----- Dataset extract -----
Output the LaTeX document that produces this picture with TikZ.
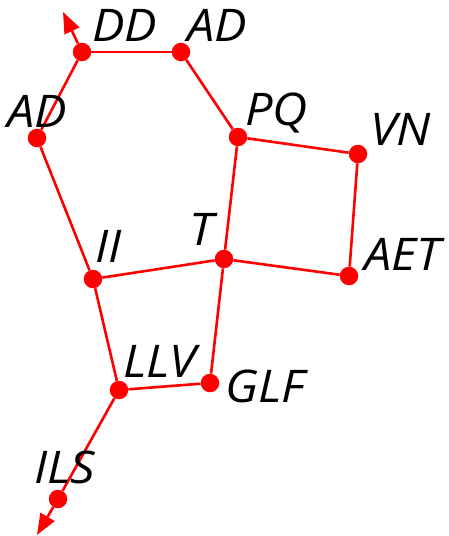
\documentclass[tikz,border=0pt]{standalone}
\usepackage{fontspec}
\setmainfont{Open Sans}[FakeStretch=1.08]
\usetikzlibrary{arrows.meta}
\begin{document}
\begin{tikzpicture}[x=1pt,y=-1pt,
  dot/.style={circle,fill=red,inner sep=0pt,minimum size=18.5pt},
  edge/.style={draw=red,line width=2.6pt},
  arr/.style={edge,-{Triangle[length=21pt,width=16pt]}},
  lab/.style={anchor=base west,inner sep=0pt,font=\fontsize{45}{45}\selectfont\itshape}]
\useasboundingbox (0,0) rectangle (448,536);
\coordinate (tipTop) at (63,12);
\coordinate (tipBot) at (37,535);
\node[dot] (dd) at (82,52) {};
\node[dot] (adt) at (181,52) {};
\node[dot] (adl) at (37,138) {};
\node[dot] (pq) at (238,137) {};
\node[dot] (vn) at (358,154) {};
\node[dot] (aet) at (349,276) {};
\node[dot] (t) at (224,259) {};
\node[dot] (ii) at (93,279) {};
\node[dot] (llv) at (119,390) {};
\node[dot] (glf) at (210,383) {};
\node[dot] (ils) at (58,499) {};
\draw[edge] (dd) -- (adt);
\draw[edge] (adt) -- (pq);
\draw[edge] (dd) -- (adl);
\draw[edge] (adl) -- (ii);
\draw[edge] (ii) -- (t);
\draw[edge] (t) -- (pq);
\draw[edge] (pq) -- (vn);
\draw[edge] (vn) -- (aet);
\draw[edge] (aet) -- (t);
\draw[edge] (t) -- (glf);
\draw[edge] (glf) -- (llv);
\draw[edge] (llv) -- (ii);
\draw[edge] (llv) -- (ils);
\draw[arr] (ils) -- (tipBot);
\draw[arr] (dd) -- (tipTop);
\node[lab] (ldd) at (92,41) {DD};
\node[lab] (ladt) at (187,41) {AD};
\node[lab] (ladl) at (7,127) {AD};
\node[lab] (lpq) at (245,125) {PQ};
\node[lab] (lvn) at (370,145) {VN};
\node[lab] (laet) at (364,270) {AET};
\node[lab] (lt) at (189,245) {T};
\node[lab] (lii) at (95,262) {II};
\node[lab] (lllv) at (123,377) {LLV};
\node[lab] (lglf) at (225,402) {GLF};
\node[lab] (lils) at (34,483) {ILS};
\end{tikzpicture}
\end{document}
-----
Problem details:
In your copy, leave out the pictures and reproduce the material above exactly.

Exercise response:
Output the LaTeX document that produces this picture with TikZ.
\documentclass[tikz,border=0pt]{standalone}
\usepackage{fontspec}
\setmainfont{Open Sans}[FakeStretch=1.08]
\usetikzlibrary{arrows.meta}
\begin{document}
\begin{tikzpicture}[x=1pt,y=-1pt,
  dot/.style={circle,fill=red,inner sep=0pt,minimum size=18.5pt},
  edge/.style={draw=red,line width=2.6pt},
  arr/.style={edge,-{Triangle[length=21pt,width=16pt]}},
  lab/.style={anchor=base west,inner sep=0pt,font=\fontsize{45}{45}\selectfont\itshape}]
\useasboundingbox (0,0) rectangle (448,536);
\coordinate (tipTop) at (63,12);
\coordinate (tipBot) at (37,535);
\node[dot] (dd) at (82,52) {};
\node[dot] (adt) at (181,52) {};
\node[dot] (adl) at (37,138) {};
\node[dot] (pq) at (238,137) {};
\node[dot] (vn) at (358,154) {};
\node[dot] (aet) at (349,276) {};
\node[dot] (t) at (224,259) {};
\node[dot] (ii) at (93,279) {};
\node[dot] (llv) at (119,390) {};
\node[dot] (glf) at (210,383) {};
\node[dot] (ils) at (58,499) {};
\draw[edge] (dd) -- (adt);
\draw[edge] (adt) -- (pq);
\draw[edge] (dd) -- (adl);
\draw[edge] (adl) -- (ii);
\draw[edge] (ii) -- (t);
\draw[edge] (t) -- (pq);
\draw[edge] (pq) -- (vn);
\draw[edge] (vn) -- (aet);
\draw[edge] (aet) -- (t);
\draw[edge] (t) -- (glf);
\draw[edge] (glf) -- (llv);
\draw[edge] (llv) -- (ii);
\draw[edge] (llv) -- (ils);
\draw[arr] (ils) -- (tipBot);
\draw[arr] (dd) -- (tipTop);
\node[lab] (ldd) at (92,41) {DD};
\node[lab] (ladt) at (187,41) {AD};
\node[lab] (ladl) at (7,127) {AD};
\node[lab] (lpq) at (245,125) {PQ};
\node[lab] (lvn) at (370,145) {VN};
\node[lab] (laet) at (364,270) {AET};
\node[lab] (lt) at (189,245) {T};
\node[lab] (lii) at (95,262) {II};
\node[lab] (lllv) at (123,377) {LLV};
\node[lab] (lglf) at (225,402) {GLF};
\node[lab] (lils) at (34,483) {ILS};
\end{tikzpicture}
\end{document}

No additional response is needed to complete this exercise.